▶ [DATA LINES]
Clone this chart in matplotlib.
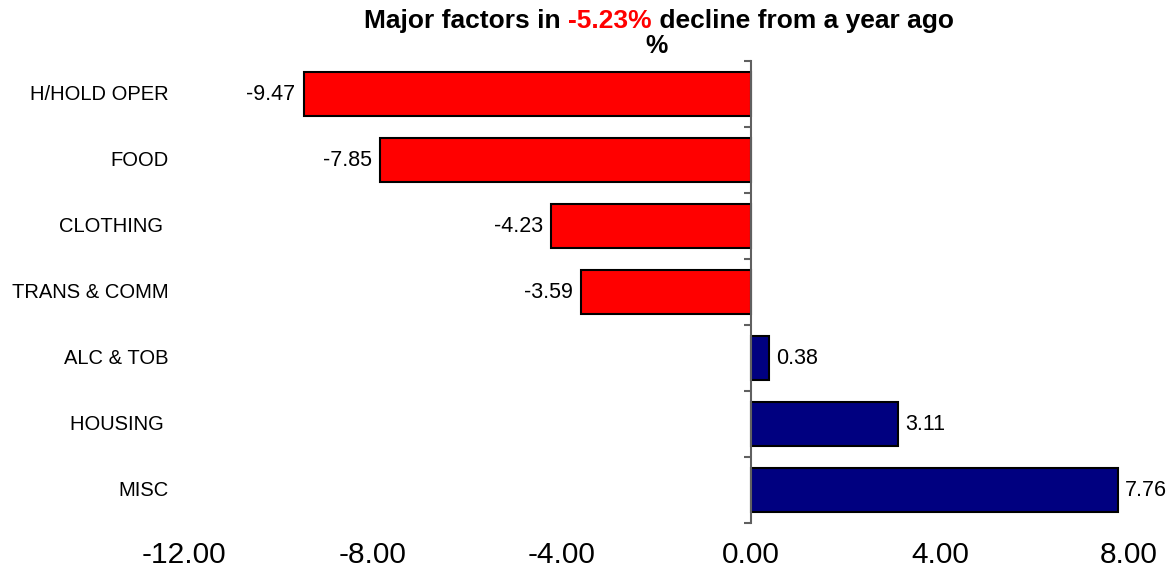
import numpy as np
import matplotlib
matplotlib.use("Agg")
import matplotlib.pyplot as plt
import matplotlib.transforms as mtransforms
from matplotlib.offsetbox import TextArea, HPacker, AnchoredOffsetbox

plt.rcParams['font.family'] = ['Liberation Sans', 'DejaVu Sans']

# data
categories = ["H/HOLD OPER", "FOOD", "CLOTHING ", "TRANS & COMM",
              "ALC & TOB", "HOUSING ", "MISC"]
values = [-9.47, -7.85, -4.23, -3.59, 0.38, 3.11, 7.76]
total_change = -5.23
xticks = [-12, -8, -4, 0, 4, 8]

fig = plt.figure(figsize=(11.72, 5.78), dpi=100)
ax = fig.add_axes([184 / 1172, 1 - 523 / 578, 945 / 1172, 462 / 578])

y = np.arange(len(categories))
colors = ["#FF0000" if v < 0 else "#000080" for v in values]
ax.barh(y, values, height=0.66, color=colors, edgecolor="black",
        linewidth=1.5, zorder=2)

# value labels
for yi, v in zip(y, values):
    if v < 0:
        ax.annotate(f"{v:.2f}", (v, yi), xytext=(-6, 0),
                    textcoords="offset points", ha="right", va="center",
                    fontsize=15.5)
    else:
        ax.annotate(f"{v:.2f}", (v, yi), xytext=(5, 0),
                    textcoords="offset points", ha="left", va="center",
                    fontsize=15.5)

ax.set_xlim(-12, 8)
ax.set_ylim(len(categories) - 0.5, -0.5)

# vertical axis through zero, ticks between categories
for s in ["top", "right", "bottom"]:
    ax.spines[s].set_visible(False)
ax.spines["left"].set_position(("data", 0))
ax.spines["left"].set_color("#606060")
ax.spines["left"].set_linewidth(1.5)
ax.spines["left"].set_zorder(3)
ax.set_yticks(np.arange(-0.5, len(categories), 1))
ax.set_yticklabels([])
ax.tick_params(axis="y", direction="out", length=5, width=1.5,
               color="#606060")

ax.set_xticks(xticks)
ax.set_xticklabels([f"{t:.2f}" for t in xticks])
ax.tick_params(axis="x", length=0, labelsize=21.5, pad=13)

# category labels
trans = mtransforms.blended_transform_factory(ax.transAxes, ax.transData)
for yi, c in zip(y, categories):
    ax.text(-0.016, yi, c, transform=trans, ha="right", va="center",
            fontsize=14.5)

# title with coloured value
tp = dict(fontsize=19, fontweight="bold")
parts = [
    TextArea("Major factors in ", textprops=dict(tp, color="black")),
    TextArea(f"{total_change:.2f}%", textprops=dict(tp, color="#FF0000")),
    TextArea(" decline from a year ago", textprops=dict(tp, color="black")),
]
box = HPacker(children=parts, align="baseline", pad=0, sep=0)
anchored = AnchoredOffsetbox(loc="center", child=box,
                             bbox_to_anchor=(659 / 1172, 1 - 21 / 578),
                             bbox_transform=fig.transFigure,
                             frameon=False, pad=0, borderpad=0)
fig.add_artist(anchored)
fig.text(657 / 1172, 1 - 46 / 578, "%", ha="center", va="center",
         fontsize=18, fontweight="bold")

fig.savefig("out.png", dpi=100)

▶ [PROBLEM REQUIREMENTS] Up to and including the line with "linewidth=1.5, zorder=2)", copy the data above from its first line. Skip pictures.

▶ [REPLY TO THE TASK]
Clone this chart in matplotlib.
import numpy as np
import matplotlib
matplotlib.use("Agg")
import matplotlib.pyplot as plt
import matplotlib.transforms as mtransforms
from matplotlib.offsetbox import TextArea, HPacker, AnchoredOffsetbox

plt.rcParams['font.family'] = ['Liberation Sans', 'DejaVu Sans']

# data
categories = ["H/HOLD OPER", "FOOD", "CLOTHING ", "TRANS & COMM",
              "ALC & TOB", "HOUSING ", "MISC"]
values = [-9.47, -7.85, -4.23, -3.59, 0.38, 3.11, 7.76]
total_change = -5.23
xticks = [-12, -8, -4, 0, 4, 8]

fig = plt.figure(figsize=(11.72, 5.78), dpi=100)
ax = fig.add_axes([184 / 1172, 1 - 523 / 578, 945 / 1172, 462 / 578])

y = np.arange(len(categories))
colors = ["#FF0000" if v < 0 else "#000080" for v in values]
ax.barh(y, values, height=0.66, color=colors, edgecolor="black",
        linewidth=1.5, zorder=2)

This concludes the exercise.